Saturday, June 06, 2009

I don't paint enough women

So I'm reading Joe Nocera's column in the NYT titled "Poking Holes in a Theory on Markets" in which he takes a couple of compelling shots at the efficient market hypothesis.
Wikipedia (God bless 'em) offers: In finance, the efficient-market hypothesis (EMH) asserts that financial markets are "informationally efficient", or that prices on traded assets (e.g., stocks, bonds, or property) already reflect all known information, and rapidly change to reflect new information. Therefore it is impossible to consistently outperform the market by using any information that the market already knows, except through luck.
And I got to thinking about "The American Investor" and my previous statement that I don't paint enough women. This, if you remember, was coupled with the flawed notion of painting FDIC head Sheila Baer.
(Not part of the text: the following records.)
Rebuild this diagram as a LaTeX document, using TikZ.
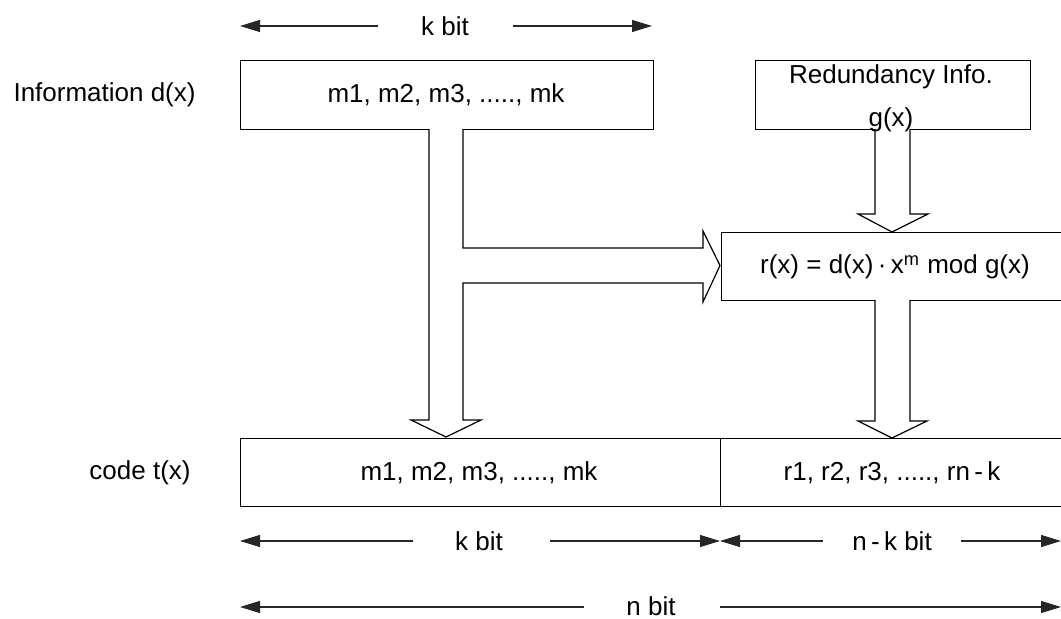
\documentclass[tikz,border=0pt]{standalone}
\usepackage{fontspec}
\setmainfont{Liberation Sans}
\usetikzlibrary{arrows.meta}
\begin{document}
\begin{tikzpicture}[x=0.5pt,y=-0.5pt,
  txt/.style={font=\fontsize{13}{21.5}\selectfont, inner sep=0pt},
  box/.style={draw, line width=0.6pt, inner sep=0pt, anchor=north west},
  blk/.style={draw, line width=0.6pt, fill=white, line join=miter},
  dim/.style={draw=black!85, line width=0.6pt, -{Triangle[length=10pt,width=6pt]}}]
\clip (0,0) rectangle (1061,619);
\fill[white] (0,0) rectangle (1061,619);
% boxes
\node[box, minimum width=413*0.5pt, minimum height=69*0.5pt] (info) at (240,60) {};
\node[txt] (infot) at (446,95) {m1, m2, m3, ....., mk};
\node[box, minimum width=275*0.5pt, minimum height=69*0.5pt] (red) at (755,60) {};
\node[box, minimum width=360*0.5pt, minimum height=68*0.5pt] (rx) at (721,232) {};
\node[txt] (rxt) at (895,267) {r(x) = d(x)\,·\,x\textsuperscript{m} mod g(x)};
\node[box, minimum width=480*0.5pt, minimum height=68*0.5pt] (code1) at (240,438) {};
\node[box, minimum width=360*0.5pt, minimum height=68*0.5pt] (code2) at (720,438) {};
\node[txt] (c1t) at (479,473) {m1, m2, m3, ....., mk};
\node[txt] (c2t) at (892,473) {r1, r2, r3, ....., rn\,-\,k};
% side labels
\node[txt, anchor=east] (lab1) at (196,95) {Information d(x)};
\node[txt, anchor=east] (lab2) at (191,473) {code t(x)};
% block arrows
\draw[blk] (429,129) -- (429,420) -- (411,420) -- (446,437) -- (481,420) -- (463,420)
  -- (463,283) -- (703,283) -- (703,302) -- (720,265.5) -- (703,231) -- (703,248)
  -- (463,248) -- (463,129);
\draw[blk] (875,129) -- (875,214) -- (858,214) -- (892,232) -- (928,214) -- (910,214) -- (910,129);
\draw[blk] (875,300) -- (875,421) -- (858,421) -- (892,438) -- (927,421) -- (910,421) -- (910,300);
\node[txt, align=center] (redt) at (891,98) {Redundancy Info.\\g(x)};
% dimension labels
\node[txt] (kt) at (445,26) {k bit};
\coordinate (kl) at (240,26); \coordinate (kr) at (652,26);
\coordinate (kl0) at (378,26); \coordinate (kr0) at (513,26);
\draw[dim] (kl0) -- (kl);
\draw[dim] (kr0) -- (kr);
\node[txt] (kb) at (479,541) {k bit};
\coordinate (kbl) at (240,541); \coordinate (kbr) at (720,541);
\coordinate (kbl0) at (413,541); \coordinate (kbr0) at (550,541);
\draw[dim] (kbl0) -- (kbl);
\draw[dim] (kbr0) -- (kbr);
\node[txt] (nk) at (892,541) {n\,-\,k bit};
\coordinate (nkl) at (720,541); \coordinate (nkr) at (1061,541);
\coordinate (nkl0) at (823,541); \coordinate (nkr0) at (961,541);
\draw[dim] (nkl0) -- (nkl);
\draw[dim] (nkr0) -- (nkr);
\node[txt] (nb) at (651,606) {n bit};
\coordinate (nbl) at (240,607); \coordinate (nbr) at (1061,607);
\coordinate (nbl0) at (584,607); \coordinate (nbr0) at (720,607);
\draw[dim] (nbl0) -- (nbl);
\draw[dim] (nbr0) -- (nbr);
\end{tikzpicture}
\end{document}
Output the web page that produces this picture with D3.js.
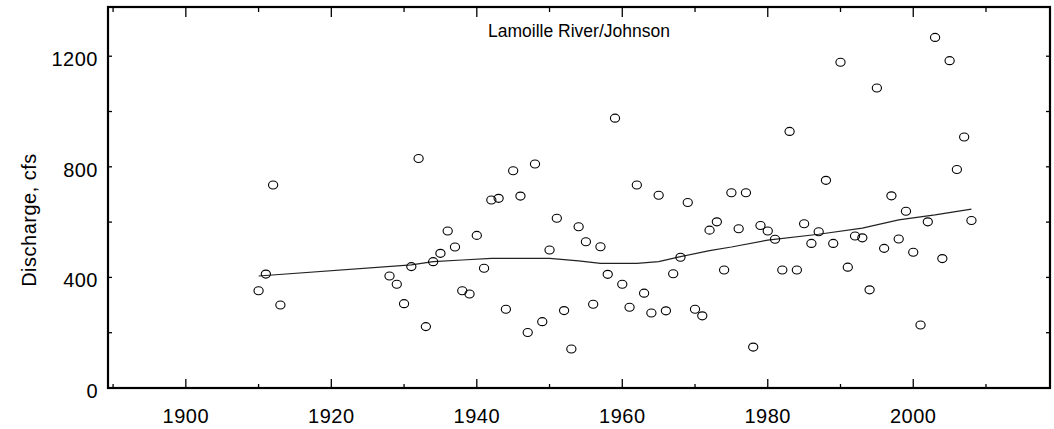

This, by the way, is "The American Investor" hung in a corner of my apartment, flanked by "The Enumerated Thain" and just above an oldie--"Forgiving Nixon."

So I got to thinking that I need to stimulate more interesting commentary on my paintings and that one way to do so would be to paint the picture of a woman in the same obscured box technique I employed for "... Investor", title it "The Annotated EMH" or some such nonsense and nab thought-provoking quotes from Nocera's article, plus some others...
“It’s ridiculous to blame the financial crisis on the efficient market hypothesis. If you are leveraged 33-1, and you’re holding long-term securities and using short-term indebtedness, and then there’s a run on the bank — which is what happened to Bear Stearns — how can you blame that on efficient market theory?”
--Burton G. Malkiel, Princeton economist
Now THAT, dear reader, is an annotation. Beats the hell out of "I love New York--Bobby and Sissie from Milwaukee."

This one jumps to mind as well:
“In their desire for mathematical order and elegant models the economic establishment played down the role of bad behavior" --not to mention "flat-out bursts of irrationality.”
--Jeremy Grantham (via Nocera)
Then I thought--given a number of reasons, not the least being the relative obscenity of last few years on Wall Street--that I should involve sex in the equation. So I went on the web and grabbed the first safe-for-work-but-still-naughty image I could find ...



And thought, now THAT would be some good clean fun. Imagine this image (or something similar, perhaps more overtly orgasmic), flipped perhaps, executed in a small-box obscured technique, sans fountain, sporting, among others, the two annotations offered above.

That's what I'm talking about.

I'm torn about whether to render it in black and white or color. Much thought to come.